Read a file from path into a polars LazyFrame.

Usage

pl_scan_ndjson(
  source,
  ...,
  infer_schema_length = 100,
  batch_size = NULL,
  n_rows = NULL,
  low_memory = FALSE,
  rechunk = FALSE,
  row_index_name = NULL,
  row_index_offset = 0,
  reuse_downloaded = TRUE,
  ignore_errors = FALSE
)

Arguments

source Path to a file or URL. It is possible to provide multiple paths provided that all NDJSON files have the same schema. It is not possible to provide several URLs.
Ignored.
infer_schema_length Maximum number of rows to read to infer the column types.
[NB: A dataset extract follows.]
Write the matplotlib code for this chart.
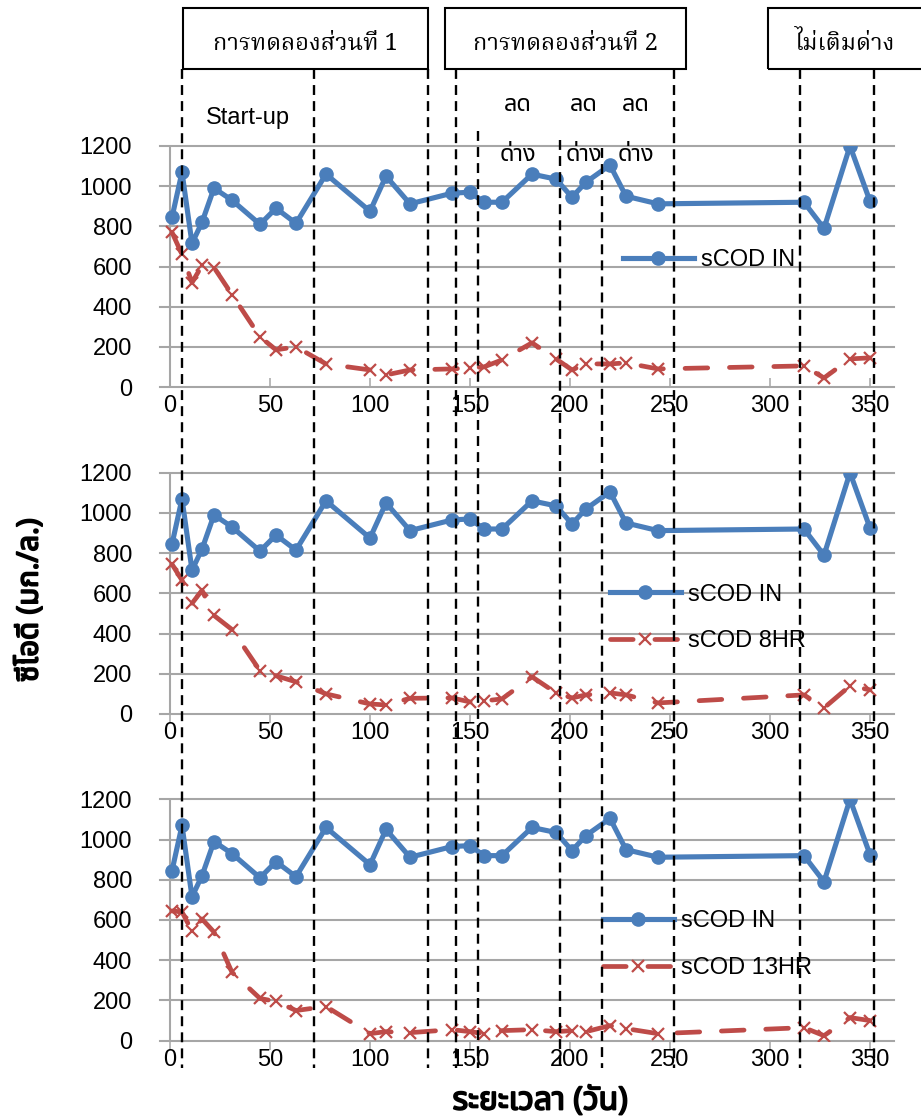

If set to 0, all columns will be read as UTF-8. If NULL, a full table scan will be done (slow).
batch_size Number of rows that will be processed per thread.
n_rows Maximum number of rows to read.
low_memory Reduce memory usage (will yield a lower performance).
rechunk Reallocate to contiguous memory when all chunks / files are parsed.
row_index_name If not NULL, this will insert a row index column with the given name into the DataFrame.
row_index_offset Offset to start the row index column (only used if the name is set).
reuse_downloaded If TRUE(default) and a URL was provided, cache the downloaded files in session for an easy reuse.
ignore_errors Keep reading the file even if some lines yield errors. You can also use infer_schema_length = 0 to read all columns as UTF8 to check which values might cause an issue.

Value

A LazyFrame

Examples

library(polars)

if (require("jsonlite", quietly = TRUE)) {
  ndjson_filename = tempfile()
  jsonlite::stream_out(iris, file(ndjson_filename), verbose = FALSE)
  pl$scan_ndjson(ndjson_filename)$collect()
}
#> shape: (150, 5)
#> ┌──────────────┬─────────────┬──────────────┬─────────────┬───────────┐
#> │ Sepal.Length ┆ Sepal.Width ┆ Petal.Length ┆ Petal.Width ┆ Species   │
#> │ ---          ┆ ---         ┆ ---          ┆ ---         ┆ ---       │
#> │ f64          ┆ f64         ┆ f64          ┆ f64         ┆ str       │
#> ╞══════════════╪═════════════╪══════════════╪═════════════╪═══════════╡
#> │ 5.1          ┆ 3.5         ┆ 1.4          ┆ 0.2         ┆ setosa    │
#> │ 4.9          ┆ 3.0         ┆ 1.4          ┆ 0.2         ┆ setosa    │
#> │ 4.7          ┆ 3.2         ┆ 1.3          ┆ 0.2         ┆ setosa    │
#> │ 4.6          ┆ 3.1         ┆ 1.5          ┆ 0.2         ┆ setosa    │
#> │ 5.0          ┆ 3.6         ┆ 1.4          ┆ 0.2         ┆ setosa    │
#> │ …            ┆ …           ┆ …            ┆ …           ┆ …         │
#> │ 6.7          ┆ 3.0         ┆ 5.2          ┆ 2.3         ┆ virginica │
#> │ 6.3          ┆ 2.5         ┆ 5.0          ┆ 1.9         ┆ virginica │
#> │ 6.5          ┆ 3.0         ┆ 5.2          ┆ 2.0         ┆ virginica │
#> │ 6.2          ┆ 3.4         ┆ 5.4          ┆ 2.3         ┆ virginica │
#> │ 5.9          ┆ 3.0         ┆ 5.1          ┆ 1.8         ┆ virginica │
#> └──────────────┴─────────────┴──────────────┴─────────────┴───────────┘